Feminists take to the streets with a new battle cry.

The scene: a seedy storefront in New York City’s Times Square district. Inside a tawdry slide show is under way. The brutal image of a woman being raped flashes onto the screen, then another of a woman in the throes of masochistic ecstasy as she is strangled by her lover. Still other pictures show women being mutilated and even killed.

This is standard pornographic fare, but for the horrified spectators, most of them women, last week’s show was a shocker. After they saw the slides, they headed into the street to inspect for themselves the district’s lurid attractions that include hookers (male and female), porn shops, topless bars and X-rated movies.

Organized by a group called Women Against Pornography, this unlikely female sortie is only one tactic in a new feminist cause: an all-out war against pornography. The rationale is that pornography is a significant factor in the nation’s disturbing rate of sexual violence against women and children. One of the movement’s organizers and a leader of the weekly Manhattan tours is Susan Brownmiller, author of Against Our Will, which contends that rape is a social and political instrument to oppress women. Adds Psychologist Phyllis Chesler: “For years women have been reluctant to speak out against pornography for fear of being called prudes or bluestockings or evoking the ridicule of men.”

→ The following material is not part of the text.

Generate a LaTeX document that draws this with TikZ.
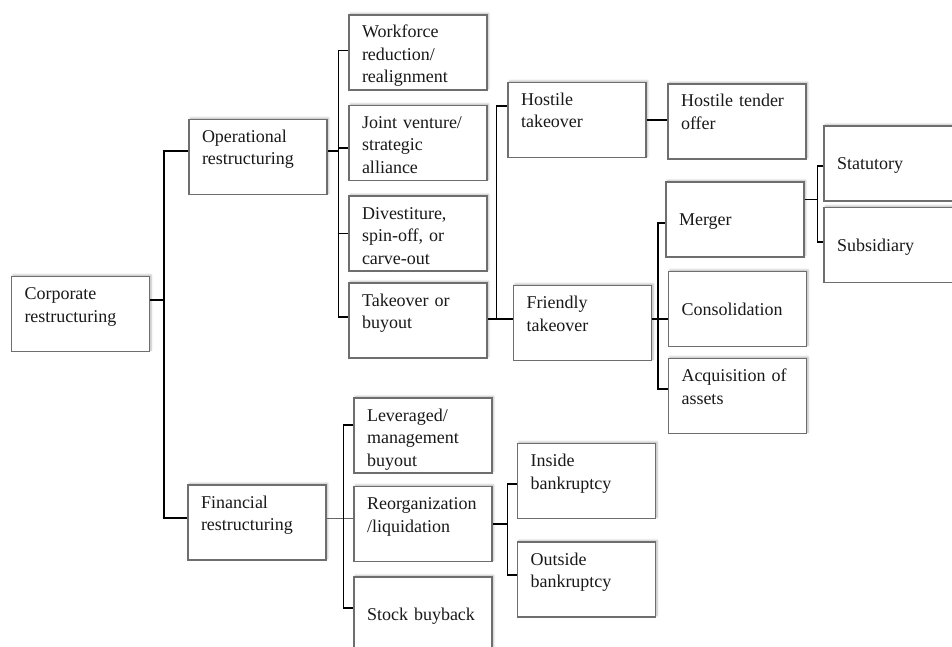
\documentclass[tikz,border=0pt]{standalone}
\usepackage{fontspec}
\setmainfont{Liberation Serif}
\usetikzlibrary{shadows.blur}
\definecolor{boxgray}{RGB}{110,110,110}
\definecolor{textgray}{RGB}{25,25,25}

\begin{document}
\begin{tikzpicture}[x=1pt, y=-1pt,
  box/.style={draw=boxgray, line width=1.2pt, fill=white, rectangle,
    minimum width=138pt, minimum height=75pt, text width=112pt,
    text height=23pt, text depth=52pt,
    inner xsep=13pt, inner ysep=0pt, align=left, text=textgray,
    font=\fontsize{18}{22.5}\selectfont,
    blur shadow={shadow xshift=1.5pt, shadow yshift=1.5pt,
      shadow opacity=30, shadow blur radius=2pt}},
  single/.style={box, text height=43.5pt, text depth=31.5pt},
  link/.style={line width=1.3pt, black},
  thinlink/.style={line width=0.6pt, black!60}]
  \useasboundingbox (0,0) rectangle (952,647);

  % Root and first split
  \node[box] (corp) at (80.5,314) {Corporate\\restructuring};
  \node[box] (op) at (258,157) {Operational\\restructuring};
  \node[box] (fin) at (257,522.5) {Financial\\restructuring};

  % Operational restructuring branches
  \node[box] (wf) at (418,52.5) {Workforce\\reduction/\\realignment};
  \node[box] (jv) at (418,143) {Joint venture/\\strategic\\alliance};
  \node[box] (dv) at (418,233.5) {Divestiture,\\spin-off, or\\carve-out};
  \node[box] (tk) at (418,320.5) {Takeover or\\buyout};

  % Takeovers
  \node[box] (hos) at (577,120) {Hostile\\takeover};
  \node[box] (hto) at (737,121.5) {Hostile tender\\offer};
  \node[box] (fr) at (582.5,323) {Friendly\\takeover};
  \node[single] (mer) at (735,219.5) {Merger};
  \node[single] (con) at (737.5,309) {Consolidation};
  \node[box] (acq) at (737.5,396) {Acquisition of\\assets};
  \node[single] (sta) at (893,163.5) {Statutory};
  \node[single] (sub) at (893,245) {Subsidiary};

  % Financial restructuring branches
  \node[box] (lev) at (423,435.5) {Leveraged/\\management\\buyout};
  \node[box] (reo) at (423,524) {Reorganization\\/liquidation};
  \node[single] (stk) at (423,614.5) {Stock buyback};
  \node[box] (ins) at (586.5,481) {Inside\\bankruptcy};
  \node[box] (out) at (586.5,579.5) {Outside\\bankruptcy};

  % Connectors
  \draw[link] ([yshift=14pt]corp.east) -- ++(14,0) coordinate (cJ);
  \draw[link] (cJ) |- ([yshift=6pt]op.west);
  \draw[link] (cJ) |- ([yshift=4.5pt]fin.west);

  \draw[link] ([yshift=6pt]op.east) -- ++(11,0) coordinate (oJ);
  \foreach \n/\s in {wf/2, jv/-5, dv/0, tk/3.5}
    \draw[link] (oJ) |- ([yshift=\s pt]\n.west);

  \draw[link] ([yshift=1.5pt]tk.east) -- ++(9,0) coordinate (tJ);
  \draw[link] (tJ) |- ([yshift=14pt]hos.west);
  \draw[link] (tJ) |- ([yshift=4pt]fr.west);
  \draw[link] (hos.east) -- (hos.east -| hto.west);

  \draw[link] ([yshift=4pt]fr.east) -- ++(6,0) coordinate (fJ);
  \foreach \n/\s in {mer/-3.5, con/-10, acq/7}
    \draw[link] (fJ) |- ([yshift=\s pt]\n.west);

  \draw[link] ([yshift=20pt]mer.east) -- ++(13,0) coordinate (mJ);
  \foreach \n/\s in {sta/-2.5, sub/3}
    \draw[link] (mJ) |- ([yshift=\s pt]\n.west);

  \draw[thinlink] ([yshift=4.5pt]fin.east) -- ++(17,0) coordinate (fnJ);
  \draw[link] (fnJ) |- ([yshift=10.5pt]lev.west);
  \draw[thinlink] (fnJ) -- ([yshift=6pt]reo.west);
  \draw[link] (fnJ) |- ([yshift=6.5pt]stk.west);

  \draw[link] (reo.east) -- ++(15,0) coordinate (rJ);
  \foreach \n/\s in {ins/-3, out/4.5}
    \draw[link] (rJ) |- ([yshift=\s pt]\n.west);
\end{tikzpicture}
\end{document}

No longer. Feminist organizations across the country have been waging local antiporn skirmishes of their own. In Seattle the chapter of Women Against Violence Against Women campaigned successfully to get Paramount Pictures to remove objectionable ads for its sexploitation film Bloodline. In Minneapolis earlier this month, some 4,500 women from several states marched through the city’s red-light district behind a banner that read: WOMEN UNITE, TAKE BACK THE NIGHT. In Cambridge, Mass., a porn fighter fired a rifle shot in the middle of the night into a Harvard Square bookshop that she said carried pornographic literature. With obvious hyperbole, Cleveland Antiporn Campaigner Sandra Coster says of the crusade: “It’s the one thing women can unite on [because] we all get raped and we all get beaten.”

As commendable as the feminists’ objectives may seem, critics worry about their methods, explaining that they could undermine free speech, encourage the suppression of ideas and possibly lead to book burnings. Says Harvard Law Professor Alan M. Dershowitz: “Women who would have the government ban sexist material are the new McCarthyites. It’s the same old censorship in radical garb.” But feminists, who plan to take their fight to state legislatures, insist that the issue is violence against women, not free speech. Says Brownmiller: “It’s a myth that obscenity and pornography are protected by the First Amendment.”